To make the crafting and gathering games have a bit more flare, we put in minigames. The problem I and some other gamers have with minigames is that they are very hokey and break "immersion". I designed and prototyped quite a few minigames which included everything from a Sudoku-like Exact Cover problem and a simple timing/reaction game. If you are clever enough, you can find them online :P

There are 6 Crafting professions (Tailoring, Smithing, Woodworking, Leatherworking, Alchemy, and Cooking), 4 Gathering professions (Mining, Logging, Harvesting, and Trapping), and 4 Refining professions (Smelting, Lumbering, Weaving, and Skinning). Each profession would take a bit more than 15 days of constant training to skill cap. We hoped players would focus on 2 or 3 professions, giving them 30 to 45 days of related training. Then they could always train the rest of the professions if they wanted to.

The only profession that didn't fit the mold was Trapping. We decided to merge FarmVille with FFXI's fishing system to make something really exciting. Players would acquire traps and bait, set them up in the world, and come back after a few hours to collect the animal. Which animal was in the trap was a function of the trap used (e.g. steel, wooden, large, small), the bait used (different meats, nuts), the time of day the trap was placed (night, day), and the location of the trap (forest, plains, near water). The animals would be used as pets, leather, fur, cooking ingredients, and bait.

The main focus of the MMORPG was crafting and vanity gear--making your character and your house your own. It was supposed to be a low-intensity distraction where players would be a part of a virtual world. We planned to monetize with an item shop which included training rate bonuses and seasonal vanity items.

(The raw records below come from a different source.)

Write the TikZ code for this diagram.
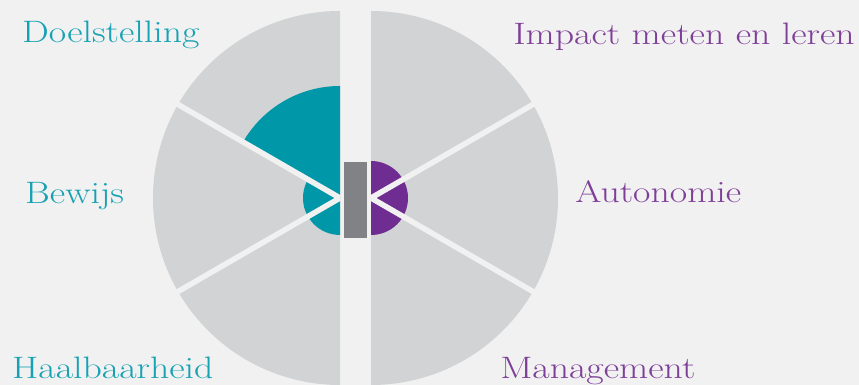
\documentclass[tikz,border=0pt]{standalone}
\usetikzlibrary{positioning}
\definecolor{bgc}{HTML}{F1F1F1}
\definecolor{segc}{HTML}{D1D3D4}
\definecolor{tealc}{HTML}{0098A9}
\definecolor{purpc}{HTML}{6F2C91}
\definecolor{barc}{HTML}{808285}
\definecolor{tealtxt}{HTML}{17A2B4}
\definecolor{purptxt}{HTML}{7E3F98}
\tikzset{
  lbl/.style={inner sep=0pt,font=\fontsize{31}{33}\selectfont,xscale=1.22,transform shape},
  lblt/.style={lbl,text=tealtxt},
  lblp/.style={lbl,text=purptxt},
  spoke/.style={draw=bgc,line width=5.5pt}
}
\begin{document}
\begin{tikzpicture}[x=1pt,y=1pt]
	\useasboundingbox[fill=bgc] (0,0) rectangle (859,385);
	\coordinate (L) at (340,187);
	\coordinate (R) at (371,187);
	% outer half discs
	\fill[segc] (L) -- ++(90:187) arc (90:270:187) -- cycle;
	\fill[segc] (R) -- ++(90:187) arc (90:-90:187) -- cycle;
	% inner parts
	\fill[tealc] (L) -- ++(90:112) arc (90:150:112) -- cycle;
	\fill[tealc] (L) -- ++(150:37) arc (150:270:37) -- cycle;
	\fill[purpc] (R) -- ++(90:37) arc (90:-90:37) -- cycle;
	% spokes
	\foreach \a in {150,210} \draw[spoke] (L) -- ++(\a:200);
	\foreach \a in {30,-30} \draw[spoke] (R) -- ++(\a:200);
	\fill[barc] (344,147) rectangle (367,223);
	% labels
	\node[lblt,anchor=base west] (doel) at (22,342) {Doelstelling};
	\node[lblp,anchor=base east] (impact) at (855,340) {Impact meten en leren};
	\node[lblt,anchor=base west] (bewijs) at (25,181) {Bewijs};
	\node[lblp,anchor=base west] (auto) at (575,182) {Autonomie};
	\node[lblt,anchor=base west] (haal) at (12,6) {Haalbaarheid};
	\node[lblp,anchor=base west] (mgmt) at (500,6) {Management};
\end{tikzpicture}
\end{document}
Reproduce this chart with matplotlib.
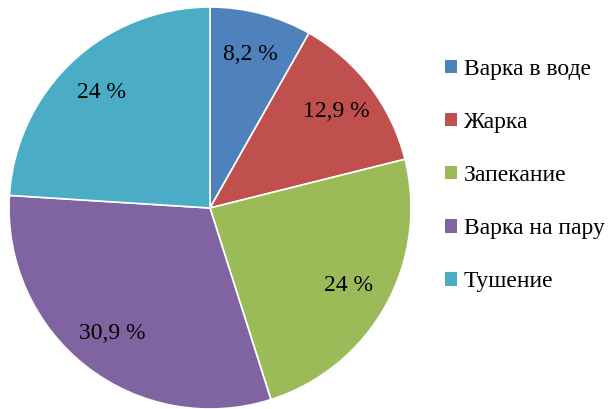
import matplotlib.pyplot as plt
import matplotlib.patches as mpatches

categories = ['Варка в воде', 'Жарка', 'Запекание', 'Варка на пару', 'Тушение']
values = [8.2, 12.9, 24, 30.9, 24]
value_labels = ['8,2 %', '12,9 %', '24 %', '30,9 %', '24 %']
colors = ['#4F81BD', '#C0504D', '#9BBB59', '#8064A2', '#4BACC6']

plt.rcParams['font.family'] = ['Liberation Serif', 'DejaVu Serif']

fig = plt.figure(figsize=(6.09, 4.09), dpi=100)
ax = fig.add_axes([9 / 609, 0.0, 402 / 609, 402 / 409])

wedges, texts = ax.pie(values, colors=colors, startangle=90, counterclock=False,
                       labels=value_labels, labeldistance=0.79,
                       wedgeprops=dict(edgecolor='white', linewidth=1.2))
for t in texts:
    t.set_horizontalalignment('center')
    t.set_verticalalignment('center')
    t.set_fontsize(17)
ax.set_xlim(-1, 1)
ax.set_ylim(-1, 1)
ax.set_aspect('equal')
ax.axis('off')

handles = [mpatches.Patch(facecolor=c, edgecolor='none') for c in colors]
fig.legend(handles, categories, loc='upper left', bbox_to_anchor=(426 / 609, 1 - 40 / 409),
           frameon=False, fontsize=17, labelspacing=1.36,
           handlelength=0.5, handleheight=0.5, handletextpad=0.3,
           borderpad=0.3)

fig.savefig('out.png', dpi=100)
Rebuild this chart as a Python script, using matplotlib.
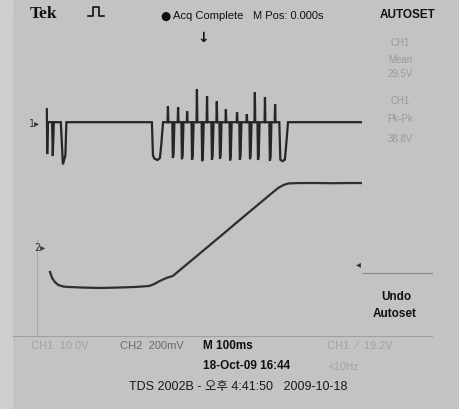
import matplotlib
matplotlib.use("Agg")
import matplotlib.pyplot as plt
from matplotlib.lines import Line2D
import numpy as np

# ---------------- data (time in ms, CH1 in V, CH2 in mV) ----------------
ch1_head_t = [97, 98, 100, 103, 112, 114, 117, 137, 143, 150, 153]
ch1_head_v = [3.8, -7.6, 0.5, 0.5, 0.5, -8.1, 0.5, 0.5, -10.2, -8.0, 0.5]
ch1_gap_t = [398, 401, 406, 414, 421, 425, 430]
ch1_gap_v = [0.5, -8.0, -8.8, -9.1, -8.6, -5.0, 0.5]
ch1_spike_t = [444, 473, 499, 527, 556, 584, 610, 642, 670, 693, 722, 751]
ch1_spike_v = [4.6, 4.3, 3.3, 8.9, 7.1, 5.8, 3.8, 3.0, 2.5, 8.1, 6.9, 5.1]
ch1_pulse_t = [458, 484, 513, 542, 570, 593, 622, 650, 679, 702, 736]
ch1_pulse_v = [-8.6, -8.9, -9.0, -9.4, -9.0, -8.8, -9.2, -9.0, -8.9, -9.1, -9.3]
ch1_tail_t = [763, 766, 772, 779, 784, 788, 1000]
ch1_tail_v = [0.5, -9.0, -9.4, -9.0, -4.0, 0.5, 0.5]
ch1_base = 0.5

ch2_t = [106, 112, 120, 130, 145, 160, 200, 250, 300, 350, 390, 405, 420, 440, 458,
         500, 550, 600, 650, 700, 740, 760, 775, 790, 820, 870, 920, 960, 1000]
ch2_v = [-127, -157, -178, -193, -201, -203, -206, -208, -206, -203, -198, -188, -173,
         -157, -147, -85, -11, 63, 138, 212, 271, 300, 315, 323, 325, 325, 324, 325, 325]

CH1_SCALE = 10.0   # V/div
CH2_SCALE = 200.0  # mV/div
CH1_POS = 1.38     # div
CH2_POS = -1.74    # div

# ---------------- build CH1 polyline ----------------
t1 = list(ch1_head_t)
v1 = list(ch1_head_v)
t1 += [153, 398]
v1 += [ch1_base, ch1_base]
t1 += ch1_gap_t
v1 += ch1_gap_v
events = sorted([(t, 's', v) for t, v in zip(ch1_spike_t, ch1_spike_v)] +
                [(t, 'p', v) for t, v in zip(ch1_pulse_t, ch1_pulse_v)])
for t, kind, v in events:
    if kind == 's':
        t1 += [t - 1.2, t, t + 1.2]
        v1 += [ch1_base, v, ch1_base]
    else:
        t1 += [t - 1.5, t, t + 2, t + 4.5]
        v1 += [ch1_base, v, v * 0.9, ch1_base]
t1 += ch1_tail_t
v1 += ch1_tail_v
t1 = np.array(t1, float)
v1 = np.array(v1, float) / CH1_SCALE + CH1_POS

t2 = np.array(ch2_t, float)
v2 = np.array(ch2_v, float) / CH2_SCALE + CH2_POS

# ---------------- figure ----------------
W, H = 459, 410
BG = '#c3c3c3'
fig = plt.figure(figsize=(W / 100, H / 100), dpi=100, facecolor=BG)

def fx(x):
    return x / W

def fy(y):
    return 1 - y / H

L, R, T, B = 13, 362, 22, 337
ax = fig.add_axes([fx(L), fy(B), (R - L) / W, (B - T) / H])
ax.set_facecolor(BG)
ax.set_xlim(0, 1000)
ax.set_ylim(-4, 4)
for s in ax.spines.values():
    s.set_visible(False)
ax.set_xticks([])
ax.set_yticks([])

ax.plot(t1, v1, color='#262626', lw=1.6, solid_joinstyle='miter')
ax.plot(t2, v2, color='#2e2e2e', lw=1.6)
# right end vertical of the screen
ax.plot([1000, 1000], [v2[-1], CH2_POS - 0.45], color='#8a8a8a', lw=0.8)

# left border strip lighter
fig.add_artist(plt.Rectangle((0, 0), fx(12), 1, transform=fig.transFigure,
                             color='#cfcfcf', zorder=0))

# separators
fig.add_artist(Line2D([fx(362), fx(432)], [fy(274), fy(274)], color='#8c8c8c', lw=0.8))
fig.add_artist(Line2D([fx(13), fx(432)], [fy(337), fy(337)], color='#a0a0a0', lw=0.8))
fig.add_artist(Line2D([fx(37), fx(37)], [fy(240), fy(337)], color='#a8a8a8', lw=0.8))

# pulse symbol
px = [88, 93, 93, 99, 99, 104]
py = [17, 17, 8, 8, 17, 17]
fig.add_artist(Line2D([fx(x) for x in px], [fy(y) for y in py], color='#111111', lw=1.2))

NARROW = ['Liberation Sans Narrow', 'Liberation Sans', 'DejaVu Sans']
KR = ['Liberation Sans', 'Noto Sans CJK KR']

def txt(x, y, s, size=8, color='#111111', weight='normal', ha='center', family=NARROW):
    fig.text(fx(x), fy(y), s, ha=ha, va='center', fontsize=size, color=color,
             fontweight=weight, family=family)

# header
txt(44, 14, 'Tek', size=12.5, weight='bold', family=['Liberation Serif'])
txt(165, 16, '●', size=8.5, family=['DejaVu Sans'])
txt(173, 16, 'Acq Complete', size=8, ha='left')
txt(253, 16, 'M Pos: 0.000s', size=8, ha='left')
txt(408, 15, 'AUTOSET', size=8.5, weight='bold')
txt(203, 38, '↓', size=10, weight='bold', family=['DejaVu Sans'])

# channel markers
txt(34, 124, '1▸', size=7, color='#333333', family=['DejaVu Sans'])
txt(40, 248, '2▸', size=7, color='#333333', family=['DejaVu Sans'])
txt(358, 264, '◂', size=7, color='#333333', family=['DejaVu Sans'])

# right menu (faint)
faint = '#9a9a9a'
txt(400, 43, 'CH1', size=7, color=faint)
txt(400, 60, 'Mean', size=7, color=faint)
txt(400, 74, '29.5V', size=7, color=faint)
txt(400, 101, 'CH1', size=7, color=faint)
txt(400, 119, 'Pk-Pk', size=7, color=faint)
txt(400, 139, '38.8V', size=7, color=faint)
txt(396, 297, 'Undo', size=8.5, weight='bold')
txt(395, 314, 'Autoset', size=8.5, weight='bold')

# bottom status
txt(60, 346, 'CH1  10.0V', size=8, color='#a2a2a2')
txt(152, 346, 'CH2  200mV', size=8, color='#6a6a6a')
txt(203, 346, 'M 100ms', size=8.5, weight='bold', ha='left')
txt(360, 346, 'CH1  ∕  19.2V', size=8, color='#a2a2a2')
txt(203, 366, '18-Oct-09 16:44', size=8.5, weight='bold', ha='left')
txt(344, 367, '<10Hz', size=7.5, color='#a2a2a2')
txt(238, 387, 'TDS 2002B - 오후 4:41:50   2009-10-18', size=9, color='#1a1a1a', family=KR)

fig.savefig('out.png', dpi=100, facecolor=BG)
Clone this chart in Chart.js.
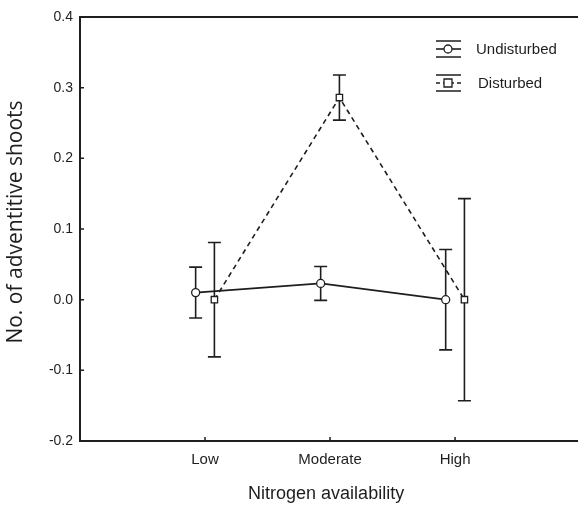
<!DOCTYPE html>
<html>
<head>
<meta charset="utf-8">
<script src="https://cdn.jsdelivr.net/npm/chart.js@4.4.1/dist/chart.umd.min.js"></script>
<style>
  html, body { margin: 0; padding: 0; background: #fff; }
  #wrap { width: 578px; height: 505px; position: relative; }
</style>
</head>
<body>
<div id="wrap"><canvas id="chart"></canvas></div>
<script>
// data
const categories = ['Low', 'Moderate', 'High'];
const undisturbedMean = [0.010, 0.023, 0.000];
const undisturbedErr = [0.036, 0.024, 0.071];
const disturbedMean = [0.000, 0.286, 0.000];
const disturbedErr = [0.081, 0.032, 0.143];
const yTicks = [-0.2, -0.1, 0.0, 0.1, 0.2, 0.3, 0.4];
const seriesNames = ['Undisturbed', 'Disturbed'];
const yTitle = 'No. of adventitive shoots';

const INK = '#1e1e1e';
const FONT = 'Arial, "Liberation Sans", sans-serif';
const DODGE = 0.075;   // horizontal shift of each group off the category tick
const CAP = 6.5;       // half width of error-bar caps

const toPoints = (means, shift) => means.map((y, i) => ({ x: i + 1 + shift, y }));

// error bars, drawn under the markers
const errorBars = {
  id: 'errorBars',
  beforeDatasetsDraw(chart) {
    const { ctx, scales: { x, y } } = chart;
    const sets = [[undisturbedMean, undisturbedErr, -DODGE], [disturbedMean, disturbedErr, DODGE]];
    ctx.save();
    ctx.strokeStyle = INK;
    ctx.lineWidth = 1.6;
    sets.forEach(([means, errs, shift]) => {
      means.forEach((m, i) => {
        const px = x.getPixelForValue(i + 1 + shift);
        const top = y.getPixelForValue(m + errs[i]);
        const bot = y.getPixelForValue(m - errs[i]);
        ctx.beginPath();
        ctx.moveTo(px, top); ctx.lineTo(px, bot);
        ctx.moveTo(px - CAP, top); ctx.lineTo(px + CAP, top);
        ctx.moveTo(px - CAP, bot); ctx.lineTo(px + CAP, bot);
        ctx.stroke();
      });
    });
    ctx.restore();
  },
};

// frame with inward ticks, y title and legend
const frame = {
  id: 'frame',
  afterDraw(chart) {
    const { ctx, chartArea: a, scales: { x, y } } = chart;
    const edge = chart.width;
    ctx.save();
    ctx.strokeStyle = INK;
    ctx.lineWidth = 2;
    ctx.beginPath();
    ctx.moveTo(edge, a.top);
    ctx.lineTo(a.left, a.top);
    ctx.lineTo(a.left, a.bottom);
    ctx.lineTo(edge, a.bottom);
    ctx.stroke();

    ctx.lineWidth = 1.5;
    ctx.beginPath();
    yTicks.forEach(v => {
      const py = y.getPixelForValue(v);
      ctx.moveTo(a.left, py); ctx.lineTo(a.left + 4, py);
    });
    categories.forEach((c, i) => {
      const px = x.getPixelForValue(i + 1);
      ctx.moveTo(px, a.bottom); ctx.lineTo(px, a.bottom - 4);
    });
    ctx.stroke();

    // y axis title
    ctx.save();
    ctx.translate(16, 222);
    ctx.rotate(-Math.PI / 2);
    ctx.font = '21px "Open Sans", sans-serif';
    ctx.fillStyle = INK;
    ctx.textAlign = 'center';
    ctx.textBaseline = 'middle';
    ctx.fillText(yTitle, 0, 0);
    ctx.restore();

    // legend
    const lx = 448, rows = [49, 83];
    ctx.font = '15px ' + FONT;
    ctx.fillStyle = INK;
    ctx.textBaseline = 'middle';
    rows.forEach((ry, k) => {
      ctx.lineWidth = 1.6;
      ctx.setLineDash([]);
      ctx.beginPath();
      ctx.moveTo(lx - 12, ry - 8); ctx.lineTo(lx + 13, ry - 8);
      ctx.moveTo(lx - 12, ry + 8); ctx.lineTo(lx + 13, ry + 8);
      ctx.stroke();
      if (k === 1) ctx.setLineDash([4, 3]);
      ctx.beginPath();
      ctx.moveTo(lx - 12, ry); ctx.lineTo(lx + 13, ry);
      ctx.stroke();
      ctx.setLineDash([]);
      ctx.fillStyle = '#fff';
      ctx.lineWidth = 1.3;
      ctx.beginPath();
      if (k === 0) ctx.arc(lx, ry, 4, 0, Math.PI * 2);
      else ctx.rect(lx - 4, ry - 4, 8, 8);
      ctx.fill(); ctx.stroke();
      ctx.fillStyle = INK;
      ctx.fillText(seriesNames[k], k === 0 ? 476 : 478, ry + 1);
    });
    ctx.restore();
  },
};

new Chart(document.getElementById('chart'), {
  type: 'line',
  data: {
    datasets: [
      {
        label: seriesNames[0],
        data: toPoints(undisturbedMean, -DODGE),
        borderColor: INK,
        borderWidth: 1.6,
        pointStyle: 'circle',
        pointRadius: 4,
        pointBorderWidth: 1.3,
        pointBackgroundColor: '#fff',
        pointBorderColor: INK,
        tension: 0,
      },
      {
        label: seriesNames[1],
        data: toPoints(disturbedMean, DODGE),
        borderColor: INK,
        borderWidth: 1.6,
        borderDash: [5, 4],
        pointStyle: 'rect',
        pointRadius: 4.5,
        pointBorderWidth: 1.3,
        pointBackgroundColor: '#fff',
        pointBorderColor: INK,
        tension: 0,
      },
    ],
  },
  plugins: [errorBars, frame],
  options: {
    responsive: true,
    maintainAspectRatio: false,
    animation: false,
    layout: { padding: { top: 17, right: 0, left: 0, bottom: 0 } },
    plugins: { legend: { display: false }, tooltip: { enabled: false } },
    scales: {
      x: {
        type: 'linear',
        min: 0,
        max: 3.937,
        grid: { display: false, drawTicks: false },
        border: { display: false },
        afterBuildTicks: s => { s.ticks = categories.map((c, i) => ({ value: i + 1 })); },
        afterFit: s => { s.height = 64; },
        ticks: {
          color: INK,
          padding: 10,
          maxRotation: 0,
          font: { family: FONT, size: 15 },
          callback: v => categories[Math.round(v) - 1] ?? '',
        },
        title: {
          display: true,
          text: 'Nitrogen availability',
          color: INK,
          font: { family: FONT, size: 18 },
          padding: { top: 0, bottom: 0 },
        },
      },
      y: {
        min: -0.2,
        max: 0.4,
        grid: { display: false, drawTicks: false },
        border: { display: false },
        afterBuildTicks: s => { s.ticks = yTicks.map(v => ({ value: v })); },
        afterFit: s => { s.width = 80; },
        ticks: {
          color: INK,
          padding: 7,
          font: { family: FONT, size: 14 },
          callback: v => v.toFixed(1),
        },
      },
    },
  },
});
</script>
</body>
</html>
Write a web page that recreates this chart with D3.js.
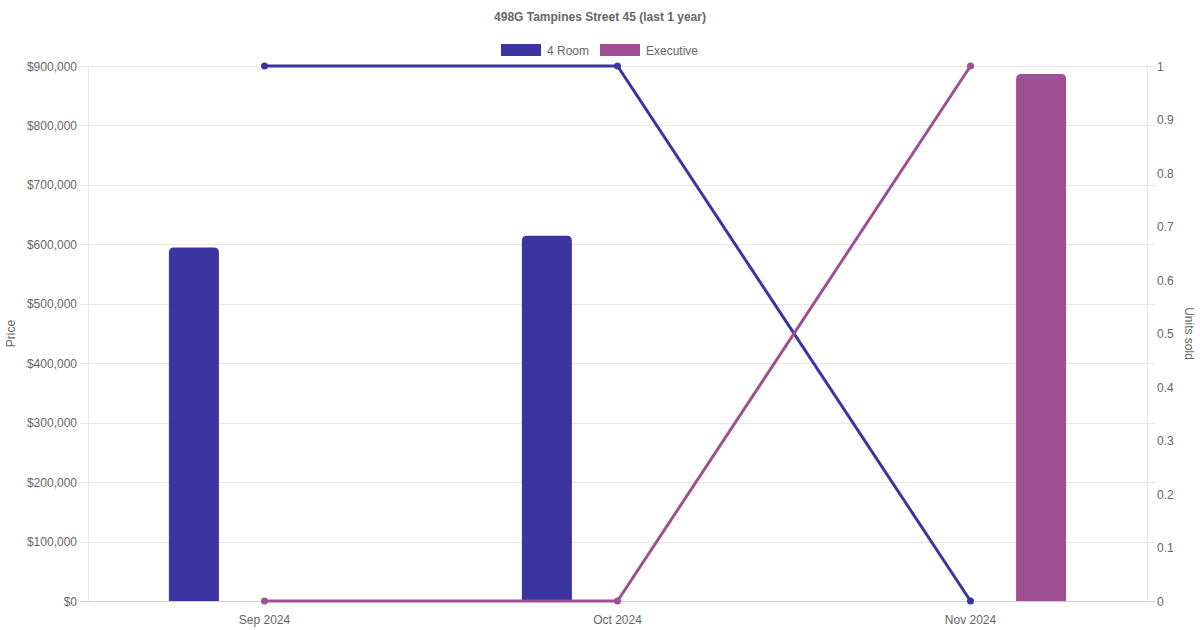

Without combat, the game just felt very bland to us--the hardcore gamers making it. Our hearts were not in it, and more than once we had to convince ourselves that it was worth it to continue.

I will say one more technical lesson: I will never use Flash for a large-scale game like this again. It simply isn't made for these sort of projects, and I've uncovered everything from drawing bugs to problems with Flash's event system.


Brian 'Psychochild' Green said...

I will never use Flash for a large-scale game like this again.

To be fair, any system you use is going to have flaws, even if you write your own. The big benefit of Flash is that it's got a great installed base and allows you to easily play games without a download.

So, what framework would you use? Let's assume you can't/won't just code your own browser plugin.

motstandet said...

Oh I am well aware of Flash's market share. That doesn't mean it's a wonderful application to work with.

It is almost a necessity to use Flash for browser games (unless you want to use Javascript). I haven't experimented with Unity or Torque, but I have a feeling one of those will claim the 3D plugin space before I venture into large-scale browser games again. (HTML5 canvas is too young and unsupported still.)

Kenny said...

I think all of us "hardcore" gamers are spoiled. For life. We just have tremendous difficulty getting out from the spanking mentality, we always come back to the same conclusion: if there is no conflict then there's no meaning, but if there's conflict then combat must be a valid resolution.

Without conflict it doesn't compute. It is Tamagochi, all of it. And that, we truly hate.

Kenny said...

Oh, and fwiw I think your ideas were good. Probably not F'ville-killer, but good.

motstandet said...

It's not so much that no conflict leads to no meaning, but rather that stories are born from conflict.

There are more kinds of conflict than just external struggles against other automatons, but combat is the most prevalent and easiest to understand in a video game.

One design hole we constantly thought about was how to make the game "story-worthy". If someone plays for 30 mins to an hour, they should take away a story that they tell their friends or keeps them excited about the game. Problem was that for us, all the MMORPG stories we remembered revolved around combat or dangerous situations.